At $500k+, you should usually contribute:
-
At least enough to fill the highest-value retirement bucket available to you
-
More if your income is stable and you want current deductions
-
Less than the maximum if cash flow, debt, business growth, or access to money matters more right now
A simple rule of thumb:
-
Start with the max basic 401(k)-type contribution
-
Add employer contributions if you own the business
-
Explore cash balance or defined benefit plans only when income is steady and the deduction fits your broader goals
-
Coordinate retirement moves with tax projections, safe harbor payments, and entity planning
That is the part people skip.
They ask, “What is the max?”
The better question is, “What contribution amount helps my taxes without hurting the rest of my plan?”
That is a different conversation. And usually a better one.
FAQs
Is maxing out a 401(k) enough to lower taxes at $500k+?
It helps, yes. Still, it often will not be enough by itself to create a big shift in your total tax picture. High-income earners often need broader high-income tax planning.
Should a 1099 business owner use a SEP-IRA or solo 401(k)?
It depends on income, payroll structure, and whether you want employee deferrals, employer contributions, or more plan flexibility. A SEP-IRA can work well, though many solo business owners prefer the flexibility of a solo 401(k).

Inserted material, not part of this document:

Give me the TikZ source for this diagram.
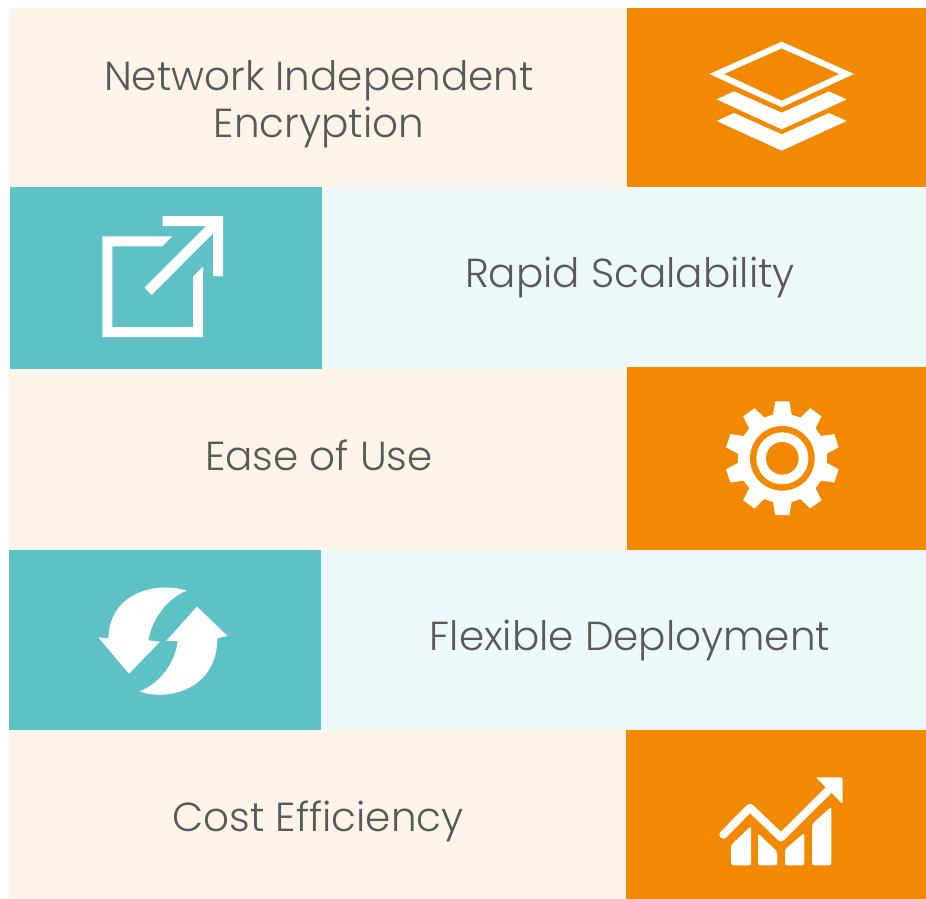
\documentclass[tikz,border=0pt]{standalone}
\usepackage{fontspec}
\setmainfont{Poppins Light}
\definecolor{orangeC}{HTML}{F28900}
\definecolor{tealC}{HTML}{5EC1C6}
\definecolor{creamC}{HTML}{FCF3E9}
\definecolor{lightC}{HTML}{EEF8FA}
\definecolor{textC}{HTML}{595959}
\tikzset{
  band/.style={fill=#1,draw=none},
  label/.style={text=textC,font=\fontsize{40.5}{47}\selectfont,align=center,inner sep=0pt},
  zoomed/.style={x=0.33333pt,y=-0.33333pt},
}
\begin{document}
\begin{tikzpicture}[x=1pt,y=-1pt]
\useasboundingbox (0,0) rectangle (926,899);
\fill[white] (0,0) rectangle (926,899);
\fill[band=creamC] (9,8) rectangle (627,187);
\fill[band=orangeC] (627,8) rectangle (926,187);
\fill[band=creamC] (9,367) rectangle (627,550);
\fill[band=lightC] (322,187) rectangle (926,369);
\fill[band=tealC] (10,187) rectangle (322,369);
\fill[band=orangeC] (627,367) rectangle (926,550);
\fill[band=lightC] (321,550) rectangle (926,730);
\fill[band=tealC] (9,550) rectangle (321,730);
\fill[band=creamC] (9,730) rectangle (626,899);
\fill[band=orangeC] (626,730) rectangle (926,899);
\node[label] (t1) at (319,104) {Network Independent\\Encryption};
\node[label] (t2) at (630,277) {Rapid Scalability};
\node[label] (t3) at (319,455) {Ease of Use};
\node[label] (t4) at (630,640) {Flexible Deployment};
\node[label] (t5) at (318,821) {Cost Efficiency};
% layers
\begin{scope}[xshift=680pt,yshift=-20pt,zoomed]
\fill[white,even odd rule] (305,65)--(522,162)--(305,262)--(88,162)--cycle (305,85)--(478,162)--(305,242)--(132,162)--cycle;
\fill[white] (110,238)--(162,214)--(305,278)--(447,214)--(500,238)--(305,328)--cycle;
\fill[white] (110,303)--(162,279)--(305,343)--(447,279)--(500,303)--(305,392)--cycle;
\end{scope}
% external link
\begin{scope}[xshift=80pt,yshift=-200pt,zoomed]
\fill[white] (248,48)--(429,48)--(429,228)--(399,228)--(399,100)--(215,285)--(193,263)--(378,78)--(248,78)--cycle;
\fill[white] (67,109)--(277,109)--(247,139)--(97,139)--(97,381)--(339,381)--(339,230)--(369,200)--(369,411)--(67,411)--cycle;
\end{scope}
% gear
\begin{scope}[xshift=700pt,yshift=-390pt,zoomed]
\begin{scope}[shift={(247,205)}]
\fill[white] (97:172)
 \foreach \a in {90,54,18,-18,-54,-90,-126,-162,-198,-234}{
   -- ({\a+7}:172) -- ({\a-7}:172) -- ({\a-12}:134) -- ({\a-24}:134)
 } -- cycle;
\fill[orangeC] (0,0) circle[radius=97];
\fill[white] (0,0) circle[radius=78];
\fill[orangeC] (0,0) circle[radius=49];
\end{scope}
\end{scope}
% refresh
\begin{scope}[xshift=80pt,yshift=-570pt,zoomed]
\fill[white] (320,62) .. controls (240,35) and (90,60) .. (85,205) -- (55,202) -- (147,311) -- (240,215) -- (205,211) .. controls (215,150) and (260,85) .. (320,62) -- cycle;
\fill[white] (178,364) .. controls (260,395) and (412,360) .. (412,205) -- (443,198) -- (351,110) -- (259,212) -- (293,214) .. controls (285,280) and (240,340) .. (178,364) -- cycle;
\end{scope}
% chart
\begin{scope}[xshift=700pt,yshift=-760pt,zoomed]
\draw[white,line width=8pt,line cap=round,line join=round] (70,224) -- (150,143) -- (243,232) -- (392,84);
\fill[white,rounded corners=1.5pt] (347,52) -- (428,52) -- (428,132) -- cycle;
\fill[white,rounded corners=2.5pt] (93,316) -- (93,255) -- (153,198) -- (153,316) -- cycle;
\fill[white,rounded corners=2.5pt] (174,316) -- (174,220) -- (232,275) -- (232,316) -- cycle;
\fill[white,rounded corners=2.5pt] (255,316) -- (255,268) -- (313,218) -- (313,316) -- cycle;
\fill[white,rounded corners=2.5pt] (336,316) -- (336,192) -- (394,140) -- (394,316) -- cycle;
\end{scope}
\end{tikzpicture}
\end{document}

Can retirement contributions replace other tax strategies?
No. They can reduce taxable income, but they should sit inside a larger business tax planning strategy.
Are larger retirement contributions always better?
No. Bigger contributions can create cash flow pressure and reduce flexibility. The best amount is the one that lowers taxes while still fitting your real life.
When does a defined benefit or cash balance plan make sense?
Usually when income is high, steady, and you want a larger deduction than a standard defined contribution plan can offer.
What is the biggest mistake people make here?
Treating retirement contributions like a one-step answer. Most tax problems at $500k+ are bigger than one account.
Retirement contributions can lower taxes. That part is real.
Still, at $500k+, the smartest number is rarely picked in isolation. It should fit your income pattern, business structure, savings goals, and how much flexibility you want to keep.
If your tax bill still feels too high after basic retirement savings, that may be the sign. Not that you are doing something wrong. Just that you have outgrown one-size-fits-all advice.
That is when real 1099 income tax planning, business tax planning, and high-income tax planning start to matter.